Timing considerations
Jury trials were suspended in the Supreme Court in March 2020, as a result of the COVID-19 pandemic. In June 2020, the court announced its intention to resume jury trials on 20 July 2020. Unfortunately, the resumption date had to be delayed, due to Melbourne being placed back in lockdown in July.
This trial was listed to commence on 28 September. Given the extension to the current lockdown, it is clear that jury trials will not have resumed by then. Whether or not jury trials will be able to resume before the end of 2020 will depend on rates of infection, and other matters outside the court’s control. If they are not able to do so, then this trial would have to be adjourned off until the middle of 2021, were it to proceed with a jury. Such further delay would be very undesirable, for a number of reasons.
As mentioned earlier, this matter has a very unfortunate procedural history. The first trial began on 1 April 2019. The trial judge discharged the jury on the second day, after one of the main prosecution witnesses gave a significant non-responsive answer to a question. The second trial started on 4 April 2019, but had to be aborted after almost one week, due to the ill-health of a critical witness. Further trial dates of 5 and 12 August 2019 were fixed, but had to be vacated due to uncertainty about whether or not Omar would be a party to the trial, depending on the outcome of his application to withdraw his plea.
After Omar’s application was refused, the trial of Osman and Ms Mourad was fixed for hearing on 23 March 2020. That trial date had to be vacated due to the pandemic, and the matter was relisted for 28 September 2020.
Having regard to the number of previous attempts to try this case, it is desirable to finalise it as soon as practicable.
Furthermore, given that the relevant events occurred in April 2017, and that the credit of key eye witnesses will be under challenge, it is obviously desirable to hear this trial sooner rather than later, while events are fresher in the witnesses’ minds.
The nature of the case
This case has a number of features that make it well-suited to trial by judge alone.
The issues at trial will be relatively narrow.

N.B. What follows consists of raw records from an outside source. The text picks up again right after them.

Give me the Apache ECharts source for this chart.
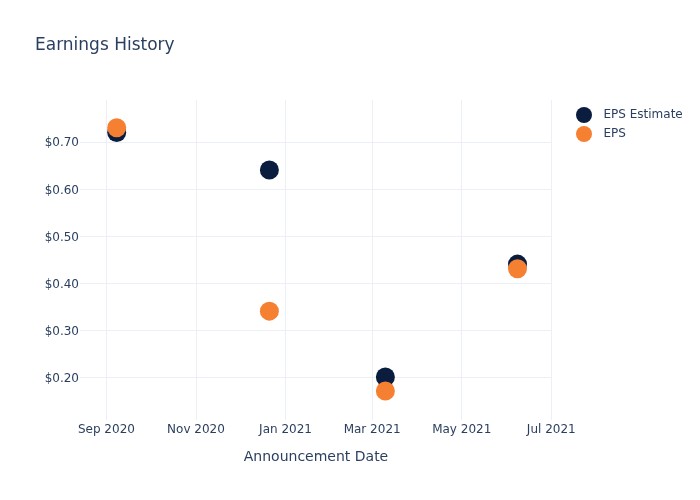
<!DOCTYPE html>
<html>
<head>
<meta charset="utf-8">
<script src="https://cdn.jsdelivr.net/npm/echarts@6/dist/echarts.min.js"></script>
<style>html,body{margin:0;padding:0;background:#fff}#c{width:700px;height:500px}</style>
</head>
<body>
<div id="c"></div>
<script>
const dates = ['2020-09-08', '2020-12-21', '2021-03-10', '2021-06-08'];
const epsEstimate = [0.72, 0.64, 0.20, 0.44];
const eps = [0.73, 0.34, 0.17, 0.43];
const xTicks = ['2020-09-01', '2020-11-01', '2021-01-01', '2021-03-01', '2021-05-01', '2021-07-01'];
const yTicks = [0.20, 0.30, 0.40, 0.50, 0.60, 0.70];

const txt = '#2a3f5f';
const font = 'DejaVu Sans, Open Sans, sans-serif';
const MON = ['Jan','Feb','Mar','Apr','May','Jun','Jul','Aug','Sep','Oct','Nov','Dec'];
const tickTs = xTicks.map(d => new Date(d + 'T00:00:00').getTime());
const xMin = new Date('2020-08-14T00:00:00').getTime();

const chart = echarts.init(document.getElementById('c'), null, {renderer: 'canvas'});
chart.setOption({
  backgroundColor: '#fff',
  animation: false,
  title: {
    text: 'Earnings History', left: 30, top: 32,
    textStyle: {color: txt, fontSize: 17, fontWeight: 'normal', fontFamily: font}
  },
  legend: {
    orient: 'vertical', left: 571, top: 102, itemGap: 3,
    itemWidth: 29, itemHeight: 16, icon: 'circle',
    textStyle: {color: txt, fontSize: 12, fontFamily: font},
    data: ['EPS Estimate', 'EPS']
  },
  grid: {left: 80, right: 148, top: 100, bottom: 80, containLabel: false},
  xAxis: {
    type: 'time',
    min: xMin,
    max: new Date('2021-07-01T12:00:00').getTime(),
    name: 'Announcement Date', nameLocation: 'middle', nameGap: 30,
    nameTextStyle: {color: txt, fontSize: 14, fontFamily: font},
    axisLine: {show: false}, axisTick: {show: false},
    axisLabel: {show: false},
    splitLine: {show: false}
  },
  yAxis: {
    type: 'value', min: 0.1085, max: 0.789,
    axisLine: {show: false}, axisTick: {show: false},
    axisLabel: {show: false},
    splitLine: {show: false}
  },
  series: [
    {
      name: 'EPS Estimate', type: 'scatter', symbolSize: 19, z: 3,
      itemStyle: {color: '#0b1d3f', opacity: 1},
      data: dates.map((d, i) => [d, epsEstimate[i]]),
      markLine: {
        silent: true, symbol: 'none', z: 1,
        lineStyle: {color: '#ebf0f8', width: 1, type: 'solid', opacity: 1},
        label: {show: false},
        data: tickTs.map(t => ({xAxis: t})).concat(yTicks.map(v => ({yAxis: v})))
      }
    },
    {
      name: 'EPS', type: 'scatter', symbolSize: 19, z: 4,
      itemStyle: {color: '#f58032', opacity: 1},
      data: dates.map((d, i) => [d, eps[i]])
    },
    {
      name: 'xlabels', type: 'scatter', symbolSize: 0, silent: true,
      itemStyle: {opacity: 1},
      data: tickTs.map(t => [t, 0.1085]),
      label: {
        show: true, position: 'bottom', distance: 4, color: txt, fontSize: 12, fontFamily: font,
        formatter: p => { const d = new Date(p.value[0]); return MON[d.getMonth()] + ' ' + d.getFullYear(); }
      }
    },
    {
      name: 'ylabels', type: 'scatter', symbolSize: 0, silent: true,
      itemStyle: {opacity: 1},
      data: yTicks.map(v => [xMin, v]),
      label: {
        show: true, position: 'left', distance: 1, offset: [0, 1.5], color: txt, fontSize: 12, fontFamily: font,
        formatter: p => '$' + p.value[1].toFixed(2)
      }
    }
  ]
});
</script>
</body>
</html>
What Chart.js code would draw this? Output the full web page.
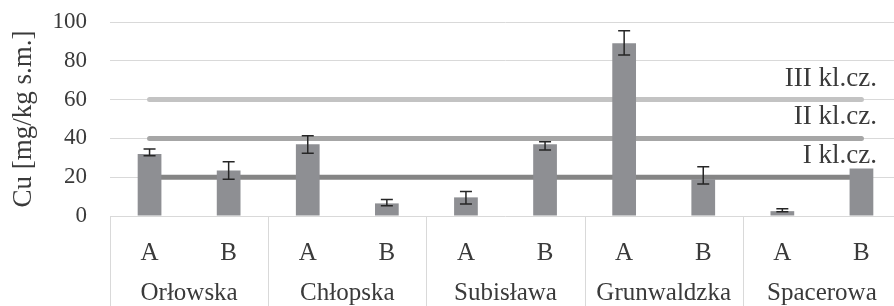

Omar admitted to being the shooter. Osman denies being the driver. The two main issues in dispute at Osman’s trial will be the identity of the driver, and whether he was legally complicit in the shooter’s acts.
This case does not raise any issue such as reasonableness or dangerousness, which might require the application of community standards – matters for which juries are ideally suited.
There are several aspects of this case that involve some complexity, concerning aspects of the complicity argument, and the ‘gross violence’ provisions. I am not suggesting they are matters that could not be determined by a jury, but they are matters which could be decided more easily by a judge.
Given the animosity between the Tiba family and the victim, and their respective supporters, there is a realistic possibility that one of the key witnesses may offer a non-responsive answer of the type which led to the discharge of the first jury. Were that to occur in front of a judge alone, the answer would simply be ignored and the trial could continue. That makes a judge alone trial a safer option in the particular circumstances of this case.
The parties have agreed that two key witnesses will need to give their evidence in court, but that all the others can give evidence by video-link. That makes this trial an ideal one to proceed before a judge alone in the near future, as it is not going to require the movement of large numbers of witnesses in and out of court at this stage of the pandemic.
Conclusion
For all of those reasons, I am satisfied that it is in the interests of justice to order that this trial be by judge alone.
Pursuant to s 420D of the CPA, I will order that the charges against Osman Tiba be heard and determined by a judge alone, without a jury.
The trial will be fixed to commence on 12 October 2020, with an estimated duration of 8-10 days.